하나의 문서를 여러 벡터에 저장하는 게 도움이 될 수 있다. 여러 가지 유용한 유스케이스가 있다. 하나의 문서당 여러 가지 벡터를 만드는데는 많이 복잡할 수 있다. MultiVectorRetriever를 통해 여러가지 벡터를 일반적인 방법이다.

문서당 여러 개의 벡터를 저장하는 것이 유리한 경우가 있다. 이는 여러 가지 사용 사례에서 유용할 수 있다. LangChain에는 이러한 설정을 쉽게 쿼리할 수 있게 해주는 기본 MultiVectorRetriever가 있다.

문서당 여러 벡터를 생성하는 방법은 아래와 같다

작은 청크: 문서를 더 작은 청크로 나누고, 이를 임베딩한다. (ParentDocumentRetriever).
요약: 각 문서에 대한 요약을 생성하고, 문서와 함께 (또는 대신) 이를 임베딩한다.
가상의 질문: 각 문서가 적절하게 답변할 수 있는 가상의 질문을 생성하고, 문서와 함께 (또는 대신) 이를 임베딩한다.

문서 로딩

load_dotenv()

loaders = [
    TextLoader("./data/news2.txt"),
]
docs = []
for loader in loaders:
    docs.extend(loader.load())
text_splitter = RecursiveCharacterTextSplitter(chunk_size=4000)
# 기본 문서도 너무 크면 안되므로 4000자로 짜른다.
split_docs = text_splitter.split_documents(docs)
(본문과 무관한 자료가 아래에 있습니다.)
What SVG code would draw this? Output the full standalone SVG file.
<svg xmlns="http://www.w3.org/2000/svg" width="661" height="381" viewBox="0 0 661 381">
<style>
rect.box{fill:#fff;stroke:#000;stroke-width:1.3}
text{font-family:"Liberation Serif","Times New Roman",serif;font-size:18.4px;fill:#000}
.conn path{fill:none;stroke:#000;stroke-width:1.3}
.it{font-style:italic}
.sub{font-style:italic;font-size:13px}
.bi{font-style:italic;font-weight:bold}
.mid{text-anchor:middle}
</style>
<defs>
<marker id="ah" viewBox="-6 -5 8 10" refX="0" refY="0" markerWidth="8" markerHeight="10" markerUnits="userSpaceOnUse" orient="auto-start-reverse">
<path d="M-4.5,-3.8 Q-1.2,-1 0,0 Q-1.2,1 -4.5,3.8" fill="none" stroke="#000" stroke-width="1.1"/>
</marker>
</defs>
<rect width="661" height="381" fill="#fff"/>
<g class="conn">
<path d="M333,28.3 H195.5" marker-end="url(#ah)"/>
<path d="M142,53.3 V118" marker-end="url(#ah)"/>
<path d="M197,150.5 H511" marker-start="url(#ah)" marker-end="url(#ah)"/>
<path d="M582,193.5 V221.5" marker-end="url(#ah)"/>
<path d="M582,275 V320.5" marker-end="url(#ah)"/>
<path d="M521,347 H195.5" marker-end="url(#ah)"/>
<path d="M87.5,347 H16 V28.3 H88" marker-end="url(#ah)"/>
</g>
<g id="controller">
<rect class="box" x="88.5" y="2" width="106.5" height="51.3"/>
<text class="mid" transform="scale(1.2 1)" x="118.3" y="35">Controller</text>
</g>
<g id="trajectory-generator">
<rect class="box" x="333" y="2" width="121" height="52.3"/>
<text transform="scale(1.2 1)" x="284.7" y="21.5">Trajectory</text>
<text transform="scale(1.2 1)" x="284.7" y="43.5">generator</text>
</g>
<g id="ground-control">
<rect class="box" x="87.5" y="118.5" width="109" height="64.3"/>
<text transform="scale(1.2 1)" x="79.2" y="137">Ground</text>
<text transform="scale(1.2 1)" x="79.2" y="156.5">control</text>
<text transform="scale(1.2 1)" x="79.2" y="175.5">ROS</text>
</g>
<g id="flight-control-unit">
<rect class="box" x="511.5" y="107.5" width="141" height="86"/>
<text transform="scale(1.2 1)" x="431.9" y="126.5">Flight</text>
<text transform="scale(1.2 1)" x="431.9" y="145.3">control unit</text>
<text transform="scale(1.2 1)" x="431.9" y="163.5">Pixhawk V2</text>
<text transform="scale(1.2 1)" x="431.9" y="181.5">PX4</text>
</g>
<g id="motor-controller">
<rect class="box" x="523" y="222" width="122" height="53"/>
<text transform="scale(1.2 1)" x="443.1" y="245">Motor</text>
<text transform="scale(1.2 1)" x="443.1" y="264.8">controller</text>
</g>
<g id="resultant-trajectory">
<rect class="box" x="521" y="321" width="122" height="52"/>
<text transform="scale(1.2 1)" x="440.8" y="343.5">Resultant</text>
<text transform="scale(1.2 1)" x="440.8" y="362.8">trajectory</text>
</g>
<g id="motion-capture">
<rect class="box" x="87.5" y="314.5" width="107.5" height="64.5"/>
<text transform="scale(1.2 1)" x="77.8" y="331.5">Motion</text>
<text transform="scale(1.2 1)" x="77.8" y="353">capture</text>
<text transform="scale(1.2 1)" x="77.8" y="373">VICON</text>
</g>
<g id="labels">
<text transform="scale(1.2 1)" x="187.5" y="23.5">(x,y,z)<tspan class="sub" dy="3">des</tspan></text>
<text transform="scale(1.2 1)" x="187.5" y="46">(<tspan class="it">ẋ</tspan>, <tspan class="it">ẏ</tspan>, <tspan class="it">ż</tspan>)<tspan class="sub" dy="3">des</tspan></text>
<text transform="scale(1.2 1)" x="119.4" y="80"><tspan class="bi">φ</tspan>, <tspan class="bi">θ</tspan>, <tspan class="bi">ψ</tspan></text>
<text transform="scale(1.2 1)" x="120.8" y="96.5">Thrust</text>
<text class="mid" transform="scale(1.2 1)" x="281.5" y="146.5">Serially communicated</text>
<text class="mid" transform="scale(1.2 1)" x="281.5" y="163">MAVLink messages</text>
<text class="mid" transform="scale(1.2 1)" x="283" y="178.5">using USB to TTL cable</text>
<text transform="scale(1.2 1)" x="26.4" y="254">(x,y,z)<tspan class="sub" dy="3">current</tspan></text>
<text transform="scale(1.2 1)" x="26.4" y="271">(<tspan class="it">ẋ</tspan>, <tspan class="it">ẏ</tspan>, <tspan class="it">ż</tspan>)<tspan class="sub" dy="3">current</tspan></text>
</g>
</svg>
news2.txt 파일을 로딩한다. 기본 문서도 너무 크면 문제가 되므로 4000자로 짜른다.

작은 청크

큰 청크로 검색하는 방법이 유용한 경우도 있지만, 데이터를 작은 청크로 임베딩 하는 것이 일반적으로 더 좋다. 이렇게 하면 임베딩이 의미론적 의미를 최대한 가깝게 찾을수 있지만, 가능한 많은 컨텍스트를 하위 단계로 전달할 수 있다. 이것이 바로 ParentDocumentRetriever가 하는 일이다.

# child 청크를 저장할 vectorstore를 생성
vectorstore = Chroma(
    persist_directory="chroma_multi_vector_store",
    collection_name="full_documents",
    embedding_function=OpenAIEmbeddings(),
)

# parent 문서 저장 레이어
store = InMemoryByteStore()
id_key = "doc_id"
retriever = MultiVectorRetriever(
    vectorstore=vectorstore,
    byte_store=store,
    id_key=id_key,
)

doc_ids = [str(uuid.uuid4()) for _ in split_docs]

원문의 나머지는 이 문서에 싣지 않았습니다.